As America continues to combat its opioid epidemic, the rate of deaths from drug overdoses among women has soared in recent years, according to new data from the US Centers for Disease Control and Prevention’s Morbidity and Mortality Weekly Report.
From 1999 to 2017, the drug overdose death rate among women 30 to 64 years old climbed more than 260%, according to the report published Thursday.
In that time, drug overdose deaths involving antidepressants, cocaine, heroin, prescription opioids, synthetic opioids and benzodiazepines such as such as Xanax and Valium all increased, the report said.
“Overdose deaths continue to be unacceptably high, and targeted efforts are needed to reduce the number of deaths in this evolving epidemic among middle-aged women,” the researchers wrote.

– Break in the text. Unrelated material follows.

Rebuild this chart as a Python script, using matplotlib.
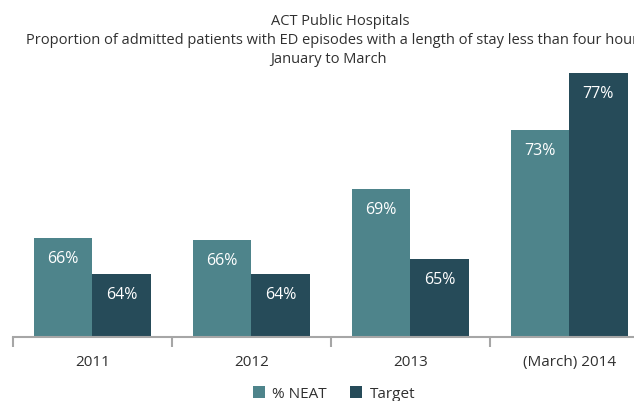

The report involved nationwide mortality data on people living in the United States between 1999 and 2017. The data came from the National Vital Statistics System, which is based on information from death certificates.
The researchers took a close look at overdose death rates among women ages 30 to 64 overall and then by drug type: antidepressants, benzodiazepines, cocaine, heroin, prescription opioids and synthetic opioids, excluding methadone.
Among women in that age group, the drug overdose death rate increased from 6.7 deaths per 100,000 people, or 4,314 deaths total, in 1999 to 24.3 per 100,000, or 18,110 deaths total, in 2017.
The rise in deaths also varied by age and drug categories in the data.
From 1999 to 2017, drug overdose death rates increased about 200% among women ages 35 to 39 and 45 to 49; 350% among those 30 to 34 and 50 to 54; and nearly 500% among those 55 to 64, the researchers found.
The drug overdose death rates also increased for all drug categories, with notable surges in rates of deaths involving synthetic opioids, at 1,643%; heroin, at 915%; and benzodiazepines, at 830%, the researchers found. The rate of drug overdose deaths involving any opioid increased 492%.
The report had some limitations, including that some deaths could have involved more than one substance. Also, changes over time in testing or reporting of certain drugs could have influenced the data.